Le nom de Cocconato, un petit village du Piémont, occupe une large place dans les gazettes gourmandes italiennes. Le 21 juin, la branche italienne des "disciples d'Escoffier" y organise un diner-colloque international sur l'un des papes de la cuisine française.
Pour que, 87 ans après la disparition du cuisinier, l'œuvre d'Auguste Escoffier soit l'objet d'un colloque international à Cocconato, il aura suffi de quelques mots. Ce petit village du Piémont d'un millier d'habitants va être le théâtre d'un événement dédié à l'un des monuments de la gastronomie française, mardi 21 juin.
“Carlton Hotel, Pall Mall, London. 14 mai 1918. Mon cher Silvestro, bien que mon temps soit très limité, je ne veux pas vous faire attendre la recette du homard". Ce sont les mots du grand chef français Auguste Escoffier dans une lettre envoyée d'Angleterre à son ami piémontais Silvestro Cavallito, alors que la Première Guerre mondiale touche à sa fin.
Parle-t-il de son fameux homard sauce thermidor ? Toujours est-il que lorsqu'Adriano Cavallito, un lointain parent de Silvestro, entre en possession du restaurant Osteria della Pompa de Cocconato, il hérite de quatre lettres d'Auguste Escoffier.
Le "maestro" français des fourneaux y parle cuisine, bien sûr, en donnant certains détails sur ses recettes, y livre des observations personnelles aussi.
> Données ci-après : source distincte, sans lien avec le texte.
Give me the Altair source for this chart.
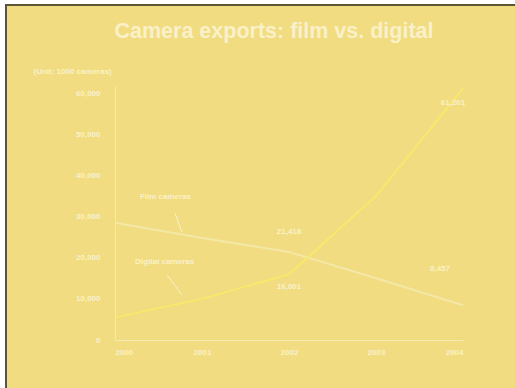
import altair as alt
import pandas as pd

years = [2000, 2001, 2002, 2003, 2004]
film = [28500, 24800, 21418, 15000, 8457]
digital = [5500, 10000, 16001, 35000, 61201]
y_ticks = [0, 10000, 20000, 30000, 40000, 50000, 60000]

BG = "#F1DC82"
TXT = "#FAF1C8"
FILM_C = "#F5E7A6"
DIG_C = "#F6E96C"
FONT = "Liberation Sans"

df = pd.DataFrame({
    "year": years * 2,
    "value": film + digital,
    "series": ["Film cameras"] * 5 + ["Digital cameras"] * 5,
})
film_df = df[df.series == "Film cameras"]
dig_df = df[df.series == "Digital cameras"]

x = alt.X("year:Q", scale=alt.Scale(domain=[2000, 2004], nice=False),
          axis=alt.Axis(values=years, labelExpr="format(datum.value, 'd')", title=None,
                        labelPadding=8, labelFontSize=8, labelFontWeight="bold",
                        labelColor=TXT, domainColor="#F5E8B0", ticks=False,
                        grid=False, zindex=1))
y = alt.Y("value:Q", scale=alt.Scale(domain=[0, 62000], nice=False),
          axis=alt.Axis(values=y_ticks, labelExpr="format(datum.value, ',')",
                        title="(Unit: 1000 cameras)",
                        titleAngle=0, titleX=-82, titleY=-10, titleAlign="left",
                        titleBaseline="bottom", titleFontSize=8, titleFontWeight="bold",
                        titleColor=TXT, labelPadding=15, labelFontSize=8,
                        labelFontWeight="bold", labelColor=TXT,
                        domainColor="#F5E8B0", ticks=False, grid=False, zindex=1))

frame = alt.Chart(alt.Data(values=[{}])).mark_rect(
    fill=BG, stroke="#5B5636", strokeWidth=2, clip=False
).encode(x=alt.value(-109), x2=alt.value(500), y=alt.value(-80), y2=alt.value(400))

title = alt.Chart(alt.Data(values=[{"t": "Camera exports: film vs. digital"}])).mark_text(
    font=FONT, fontSize=21.5, fontWeight="bold", color=TXT, align="center",
    baseline="middle", clip=False
).encode(x=alt.value(159), y=alt.value(-53), text="t:N")

film_line = alt.Chart(film_df).mark_line(color=FILM_C, strokeWidth=2).encode(x=x, y=y)
dig_line = alt.Chart(dig_df).mark_line(color=DIG_C, strokeWidth=2, clip=False).encode(x=x, y=y)

def vlabel(sub, yr, dx, dy):
    d = sub[sub.year == yr].copy()
    d["label"] = d["value"].map(lambda v: f"{v:,}")
    return alt.Chart(d).mark_text(
        color=TXT, font=FONT, fontSize=8, fontWeight="bold", dx=dx, dy=dy
    ).encode(x=x, y=y, text="label:N")

labels = [
    vlabel(film_df, 2002, 0, -20),
    vlabel(dig_df, 2002, 0, 13),
    vlabel(dig_df, 2004, -10, 15),
    vlabel(film_df, 2004, -23, -36),
]

ann_text = pd.DataFrame({
    "year": [2000.58, 2000.57],
    "value": [34700, 18900],
    "label": ["Film cameras", "Digital cameras"],
})
ann_lines = pd.DataFrame({
    "year": [2000.69, 2000.77, 2000.6, 2000.77],
    "value": [30800, 26200, 15800, 10900],
    "grp": ["f", "f", "d", "d"],
})
ann_t = alt.Chart(ann_text).mark_text(
    color=TXT, font=FONT, fontSize=8, fontWeight="bold"
).encode(x=x, y=y, text="label:N")
ann_l = alt.Chart(ann_lines).mark_line(color=TXT, strokeWidth=1).encode(
    x=x, y=y, detail="grp:N")

chart = alt.layer(frame, title, film_line, dig_line, ann_l, ann_t, *labels).properties(
    width=348, height=255,
    autosize=alt.AutoSizeParams(type="none"),
    padding={"left": 115, "top": 85, "right": 52, "bottom": 48},
    background="white",
).configure_view(stroke=None).configure_axis(labelFont=FONT, titleFont=FONT)

chart.save("out.html", embed_options={"renderer": "svg", "actions": False})
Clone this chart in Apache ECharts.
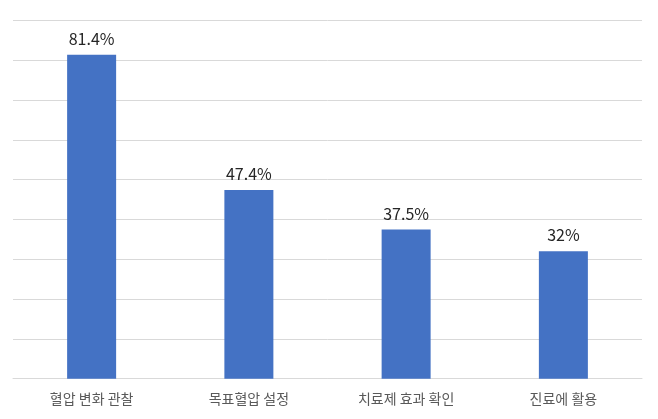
<!DOCTYPE html>
<html>
<head>
<meta charset="utf-8">
<script src="https://cdn.jsdelivr.net/npm/echarts@6/dist/echarts.min.js"></script>
<style>html,body{margin:0;padding:0;background:#fff}#c{width:658px;height:419px}</style>
</head>
<body>
<div id="c"></div>
<script>
const categories = ['혈압 변화 관찰', '목표혈압 설정', '치료제 효과 확인', '진료에 활용'];
const values = [81.4, 47.4, 37.5, 32];
const labels = ['81.4%', '47.4%', '37.5%', '32%'];

const chart = echarts.init(document.getElementById('c'), null, {renderer: 'canvas'});
chart.setOption({
  animation: false,
  backgroundColor: '#ffffff',
  grid: {left: 13, right: 16, top: 20.5, bottom: 40.3, containLabel: false},
  xAxis: {
    type: 'category',
    data: categories,
    axisLine: {show: true, lineStyle: {color: '#d9d9d9', width: 1}},
    axisTick: {show: false},
    axisLabel: {
      color: '#595959',
      fontSize: 14,
      fontFamily: 'Noto Sans CJK KR',
      margin: 13
    }
  },
  yAxis: {
    type: 'value',
    min: 0,
    max: 90,
    interval: 10,
    axisLabel: {show: false},
    axisLine: {show: false},
    axisTick: {show: false},
    splitLine: {show: true, lineStyle: {color: '#d9d9d9', width: 1}}
  },
  series: [{
    type: 'bar',
    data: values,
    barWidth: 49,
    itemStyle: {color: '#4472C4'},
    label: {
      show: true,
      position: 'top',
      distance: 8,
      color: '#262626',
      fontSize: 16,
      fontFamily: 'Noto Sans CJK KR',
      formatter: p => labels[p.dataIndex]
    }
  }]
});
</script>
</body>
</html>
S'y adjoint un précieux carnet de cuisine de l'hôtel Carlton de Londres, rédigé à l'époque charnière, entre les XIXe et XXe siècles.
Une belle époque particulièrement créative pour celui qui est alors le principal ambassadeur de la gastronomie française dans le monde.
"Le roi des cuisiniers, le cuisiner des rois"
"Escoffier, c'est peut-être le plus grand cuisinier de tous les temps", insiste pour sa part Aldo Rodino, un historien de la gastronomie piémontais, originaire de Cuneo.
"Ce n'est pas par hasard que l'on a dit de lui qu'il était le 'roi des cuisiniers, le cuisinier des rois'. Ce qui est tout de même une définition réductrice de son art, juge-t-il. Derrière ses fourneaux, c'est aussi l'inventeur de la fameuse 'brigade' : cette organisation pyramidale d'origine militaire avec, à sa tête, ce que l'on appelle maintenant communément un chef."
Une correspondance truffée de recettes inédites
Dans le carnet de cuisine du Carlton qu'il offre à son ami italien, Escoffier semble au sommet de son art. Y figurent des recettes inédites accompagnées de leurs variantes, mais aussi de véritables menus composés pour de grands événements, signés par lui ou par d'autres grands chefs ayant travaillé sous sa direction. Que ce soit dans sa "brigade" du Grand hôtel de Monaco, du "Savoy" de Londres, ou encore celle du "Ritz" à Paris. Excusez du peu.
C'est en tout cas parmi ces menus de grands chefs que figure la signature de Silvestro Cavallito. Le Piémontais originaire de Cocconato (1868-1944) a en effet travaillé dans la brigade d'Escoffier lors de son émigration en Angleterre. La correspondance entre les deux hommes en témoigne.
C'est d'ailleurs grâce à l'argent gagné lors de son passage dans les cuisines d'Escoffier qu'il fonde à son retour dans son village, en 1924, son restaurant baptisé Bottiglieria della Pompa.
"L'or de Silvestro"
C'est dans cette même auberge, connue désormais en tant qu'Agriturismo osteria della Pompa - la ferme auberge de la pompe, que le 21 juin, l'association internationale des disciples d'Escoffier se réunira lors d'un colloque intitulé "L'or de Silvestro Cavallito, collaborateur et premier disciple italien du chef Auguste Escoffier".
C'est que la parole du maître a eu le temps d'infuser dans le monde entier. Reprenant son idée de 1912 de créer la Ligue des gourmands, c'est en 1954 que Jean Ducroux, chef de cuisine à Nice et ancien élève d'Escoffier, crée l'association des Disciples d'Auguste Escoffier qui compte aujourd'hui 25 000 membres dans le monde. Son objectif est de réunir les chefs et professionnels de cuisine et de salles du monde entier, en associant également les producteurs de qualité et les gastronomes.
Le président de l'association, devenue Disciples Escoffier International pour l'Europe, devrait d'ailleurs être du voyage à Coconato. A ses côtés, de nombreux disciples des régions Piémont et vallée d'Aoste ainsi que la responsable du centre d'études de l'Académie de cuisine italienne.
Au hasard du menu proposé le soir, les disciples (et non disciples) pourront déguster des huîtres Belon, de la quiche lorraine, des cailles à la mode du Dauphiné… Et en dessert, bien sûr, l'incontournable pêche melba.